The researchers expressed this viewpoint and disclosed research supporting it in a letter to JAMA Surgery.

“We have a big problem with current pay-for-performance systems based on ‘numbers-only’ total counts of clots, because even when hospitals do everything they can to prevent venous thromboembolism events, they are still being dinged for patients who develop these clots,” said Elliott R. Haut, MD, PhD, of the Johns Hopkins University School of Medicine in Baltimore, Maryland.

“Our study of patients just at The Johns Hopkins Hospital identifies a need to dramatically re-evaluate the venous thromboembolism outcome and process measures. Nearly half of the venous thromboembolism events identified by the state program in the records we reviewed were not truly preventable because patients received best practice prevention and still developed blood clots.”

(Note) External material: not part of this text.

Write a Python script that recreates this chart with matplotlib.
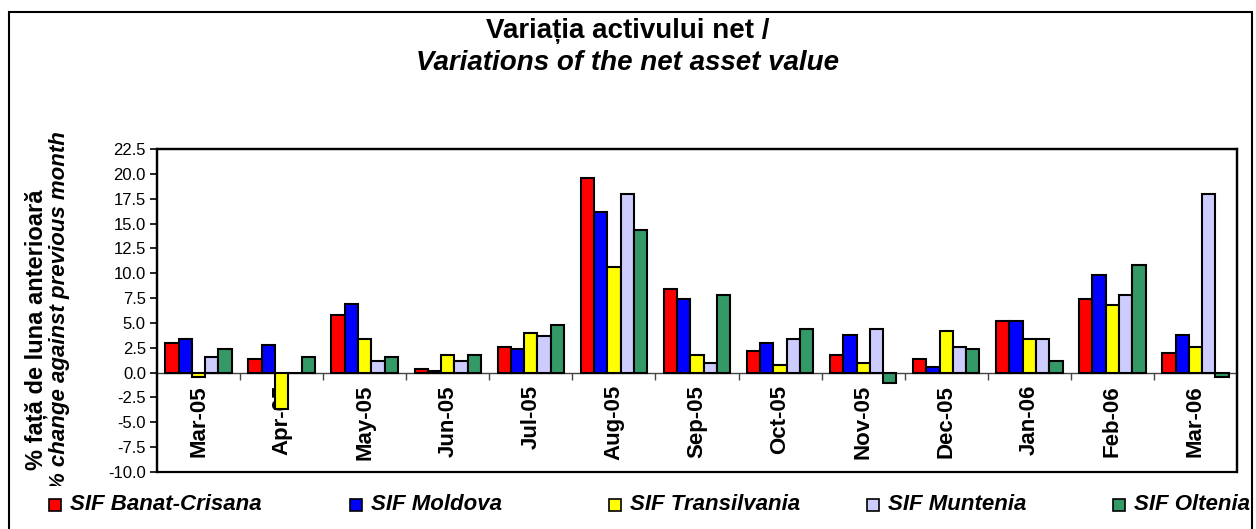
import numpy as np
import matplotlib
matplotlib.use("Agg")
import matplotlib.pyplot as plt
from matplotlib.patches import Rectangle
from matplotlib.transforms import Bbox

months = ["Mar-05", "Apr-05", "May-05", "Jun-05", "Jul-05", "Aug-05", "Sep-05",
          "Oct-05", "Nov-05", "Dec-05", "Jan-06", "Feb-06", "Mar-06"]

banat_crisana = [3.0, 1.4, 5.8, 0.4, 2.6, 19.6, 8.4, 2.2, 1.8, 1.4, 5.2, 7.4, 2.0]
moldova = [3.4, 2.8, 6.9, 0.2, 2.4, 16.2, 7.4, 3.0, 3.8, 0.6, 5.2, 9.8, 3.8]
transilvania = [-0.4, -3.7, 3.4, 1.8, 4.0, 10.6, 1.8, 0.8, 1.0, 4.2, 3.4, 6.8, 2.6]
muntenia = [1.6, 0.0, 1.2, 1.2, 3.7, 18.0, 1.0, 3.4, 4.4, 2.6, 3.4, 7.8, 18.0]
oltenia = [2.4, 1.6, 1.6, 1.8, 4.8, 14.4, 7.8, 4.4, -1.0, 2.4, 1.2, 10.8, -0.4]

series_names = ["SIF Banat-Crisana", "SIF Moldova", "SIF Transilvania",
                "SIF Muntenia", "SIF Oltenia"]
series_values = [banat_crisana, moldova, transilvania, muntenia, oltenia]
colors = ["#FF0000", "#0000FF", "#FFFF00", "#CCCCFF", "#339966"]

plt.rcParams["font.family"] = ["Liberation Sans", "DejaVu Sans"]

W, H = 1256, 529
fig = plt.figure(figsize=(W / 100, H / 100), dpi=100)
ax = fig.add_axes([157 / W, 1 - 472 / H, (1237 - 157) / W, (472 - 149) / H])

x = np.arange(len(months))
bw = 0.16
for i, (vals, c) in enumerate(zip(series_values, colors)):
    ax.bar(x + (i - 2) * bw, vals, bw, color=c, edgecolor="black", linewidth=1.5,
           zorder=3)

ax.set_xlim(-0.5, len(months) - 0.5)
ax.set_ylim(-10, 22.5)
ax.set_yticks(np.arange(-10, 22.51, 2.5))
ax.set_yticklabels([f"{v:.1f}" for v in np.arange(-10, 22.51, 2.5)], fontsize=12)
ax.tick_params(axis="y", direction="out", length=5, width=1.2, pad=3)

# x axis crosses at zero, ticks between categories
ax.spines["bottom"].set_position(("data", 0))
ax.spines["bottom"].set_linewidth(1)
ax.spines["bottom"].set_color("#444444")
for s in ["left", "top", "right"]:
    ax.spines[s].set_linewidth(1.6)
ax.add_patch(Rectangle((0, 0), 1, 1, transform=ax.transAxes, fill=False,
                       edgecolor="black", linewidth=1.6, clip_on=False, zorder=5))
ax.set_xticks(x[:-1] + 0.5)
ax.set_xticklabels([])
ax.tick_params(axis="x", which="major", direction="out", length=5, width=1,
               color="#444444")
ax.set_xticks(x, minor=True)
ax.set_xticklabels(months, minor=True, rotation=90, fontsize=16,
                   fontweight="bold", va="top")
ax.tick_params(axis="x", which="minor", length=0, pad=9)

# title
fig.text(0.5, 1 - 31 / H, "Variația activului net /", ha="center", va="center",
         fontsize=20, fontweight="bold")
fig.text(0.5, 1 - 63 / H, "Variations of the net asset value", ha="center",
         va="center", fontsize=20, fontweight="bold", style="italic")

# y axis title, two lines
fig.text(36 / W, 1 - 330 / H, "% față de luna anterioară", rotation=90,
         ha="center", va="center", fontsize=17, fontweight="bold")
t2 = fig.text(59 / W, 1 - 312 / H, "% change against previous month",
              rotation=90, ha="center", va="center", fontsize=16,
              fontweight="bold", style="italic")
t2.set_clip_box(Bbox([[0, H - 486], [W, H]]))
t2.set_clip_on(True)

# legend
legend_x = [49, 350, 609, 867, 1113]
for lx, name, c in zip(legend_x, series_names, colors):
    fig.add_artist(Rectangle((lx / W, 1 - 511 / H), 12 / W, 12 / H,
                             facecolor=c, edgecolor="black", linewidth=1.2,
                             transform=fig.transFigure))
    fig.text((lx + 21) / W, 1 - 505 / H, name, ha="left", va="center",
             fontsize=16, fontweight="bold", style="italic")

# outer chart frame
fig.add_artist(Rectangle((9 / W, -0.05), (1252 - 9) / W, 1.05 - 12 / H,
                         fill=False, edgecolor="black", linewidth=1.5,
                         transform=fig.transFigure))

fig.savefig("out.png", dpi=100)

Dr Haut and his colleagues reviewed case records for 128 patients treated between July 2010 and June 2011 at The Johns Hopkins Hospital and who developed hospital-acquired VTE. All 128 were flagged by the Maryland Hospital Acquired Conditions pay-for-performance program.

The researchers looked for evidence that all of the VTEs could have been prevented. They found that 36 patients (28%) had nonpreventable, catheter-related upper extremity deep vein thrombosis (DVT), leaving 92 patients (72%) with clots that were potentially preventable.

Of those 92 patients, 45 had a DVT, 43 had a pulmonary embolism (PE), and 4 had a DVT and PE.

Seventy-nine of the 92 patients (86%) were prescribed optimal thromboprophylaxis, yet only 43 (47%) received “defect-free care,” the researchers found.

Of the 49 patients (53%) who received suboptimal care, 13 (27%) were not prescribed risk-appropriate anticoagulants, and 36 (73%) missed at least one dose of appropriately prescribed medication.

Dr Haut noted that a team of physicians, nurses, quality care researchers, and pharmacists at Johns Hopkins has been studying VTE prevention for the past decade.

Team members have implemented programs to monitor patients in need of VTE prophylaxis through the hospital’s electronic health record system, and they conducted special training for nurses and patients to stress the importance of taking every dose of prescribed medication.

“We know we’re not going to get the VTE rate to 0, but my goal is to have every single one of these events—when they happen—occur when the patient receives best-practice, defect-free care,” Dr Haut said.

The current VTE care goal set by agencies like the Joint Commission and the Centers for Medicare and Medicaid Services is that one dose of VTE prophylaxis is given to patients within the first day of hospitalization. But Dr Haut said this is not enough.

“To reduce preventable harm, policymakers need to re-evaluate how they penalize hospitals and improve the measures they use to assess VTE prevention performance,” he said. “In addition, clinicians need to ensure that patients receive all prescribed preventive therapies.”